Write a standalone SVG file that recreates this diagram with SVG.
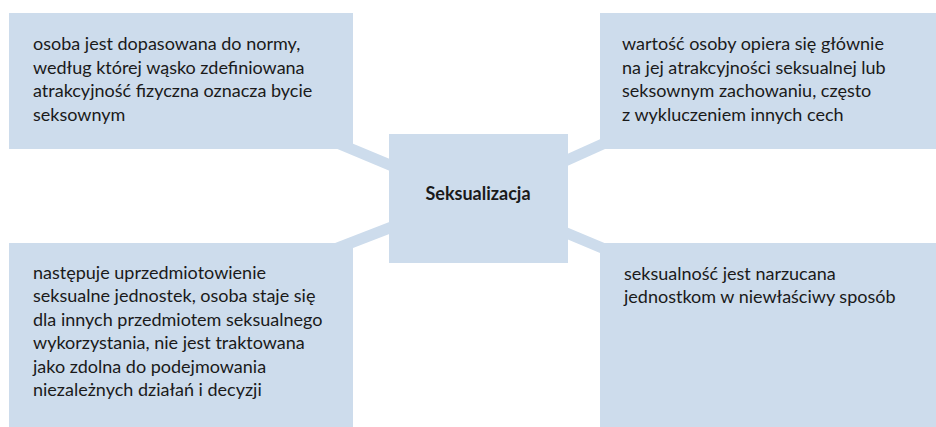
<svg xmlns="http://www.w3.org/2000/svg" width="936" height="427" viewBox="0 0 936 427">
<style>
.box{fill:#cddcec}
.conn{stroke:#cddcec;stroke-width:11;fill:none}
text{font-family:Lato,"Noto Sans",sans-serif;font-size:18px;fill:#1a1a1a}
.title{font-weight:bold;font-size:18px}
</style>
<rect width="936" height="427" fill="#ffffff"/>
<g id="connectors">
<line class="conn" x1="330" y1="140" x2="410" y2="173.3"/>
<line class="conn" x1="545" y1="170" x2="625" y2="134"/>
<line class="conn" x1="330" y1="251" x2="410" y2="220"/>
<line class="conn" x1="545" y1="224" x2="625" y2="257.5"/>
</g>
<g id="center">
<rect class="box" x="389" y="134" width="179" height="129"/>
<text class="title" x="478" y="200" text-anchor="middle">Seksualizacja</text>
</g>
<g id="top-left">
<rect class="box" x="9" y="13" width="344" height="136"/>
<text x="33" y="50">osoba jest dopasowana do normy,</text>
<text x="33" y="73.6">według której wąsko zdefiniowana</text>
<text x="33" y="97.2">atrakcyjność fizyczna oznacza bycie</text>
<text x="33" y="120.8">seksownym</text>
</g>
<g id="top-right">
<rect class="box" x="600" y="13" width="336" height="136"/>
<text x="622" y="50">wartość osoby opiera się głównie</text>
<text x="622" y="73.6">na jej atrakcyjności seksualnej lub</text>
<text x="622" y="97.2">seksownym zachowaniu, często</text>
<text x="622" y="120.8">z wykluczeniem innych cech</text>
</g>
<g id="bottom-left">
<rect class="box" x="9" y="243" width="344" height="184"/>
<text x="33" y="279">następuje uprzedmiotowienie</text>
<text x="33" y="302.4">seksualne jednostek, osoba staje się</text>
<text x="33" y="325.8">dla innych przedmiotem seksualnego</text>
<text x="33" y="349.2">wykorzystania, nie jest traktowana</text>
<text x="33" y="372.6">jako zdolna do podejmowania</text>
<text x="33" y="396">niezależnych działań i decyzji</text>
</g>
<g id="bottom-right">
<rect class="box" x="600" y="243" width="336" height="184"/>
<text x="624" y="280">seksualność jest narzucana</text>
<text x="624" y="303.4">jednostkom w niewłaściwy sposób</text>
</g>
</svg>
------------------------------
[Written problem]
Copy out every line of the material above exactly, skipping the pictures.

[Response to the exercise]
Write a standalone SVG file that recreates this diagram with SVG.
<svg xmlns="http://www.w3.org/2000/svg" width="936" height="427" viewBox="0 0 936 427">
<style>
.box{fill:#cddcec}
.conn{stroke:#cddcec;stroke-width:11;fill:none}
text{font-family:Lato,"Noto Sans",sans-serif;font-size:18px;fill:#1a1a1a}
.title{font-weight:bold;font-size:18px}
</style>
<rect width="936" height="427" fill="#ffffff"/>
<g id="connectors">
<line class="conn" x1="330" y1="140" x2="410" y2="173.3"/>
<line class="conn" x1="545" y1="170" x2="625" y2="134"/>
<line class="conn" x1="330" y1="251" x2="410" y2="220"/>
<line class="conn" x1="545" y1="224" x2="625" y2="257.5"/>
</g>
<g id="center">
<rect class="box" x="389" y="134" width="179" height="129"/>
<text class="title" x="478" y="200" text-anchor="middle">Seksualizacja</text>
</g>
<g id="top-left">
<rect class="box" x="9" y="13" width="344" height="136"/>
<text x="33" y="50">osoba jest dopasowana do normy,</text>
<text x="33" y="73.6">według której wąsko zdefiniowana</text>
<text x="33" y="97.2">atrakcyjność fizyczna oznacza bycie</text>
<text x="33" y="120.8">seksownym</text>
</g>
<g id="top-right">
<rect class="box" x="600" y="13" width="336" height="136"/>
<text x="622" y="50">wartość osoby opiera się głównie</text>
<text x="622" y="73.6">na jej atrakcyjności seksualnej lub</text>
<text x="622" y="97.2">seksownym zachowaniu, często</text>
<text x="622" y="120.8">z wykluczeniem innych cech</text>
</g>
<g id="bottom-left">
<rect class="box" x="9" y="243" width="344" height="184"/>
<text x="33" y="279">następuje uprzedmiotowienie</text>
<text x="33" y="302.4">seksualne jednostek, osoba staje się</text>
<text x="33" y="325.8">dla innych przedmiotem seksualnego</text>
<text x="33" y="349.2">wykorzystania, nie jest traktowana</text>
<text x="33" y="372.6">jako zdolna do podejmowania</text>
<text x="33" y="396">niezależnych działań i decyzji</text>
</g>
<g id="bottom-right">
<rect class="box" x="600" y="243" width="336" height="184"/>
<text x="624" y="280">seksualność jest narzucana</text>
<text x="624" y="303.4">jednostkom w niewłaściwy sposób</text>
</g>
</svg>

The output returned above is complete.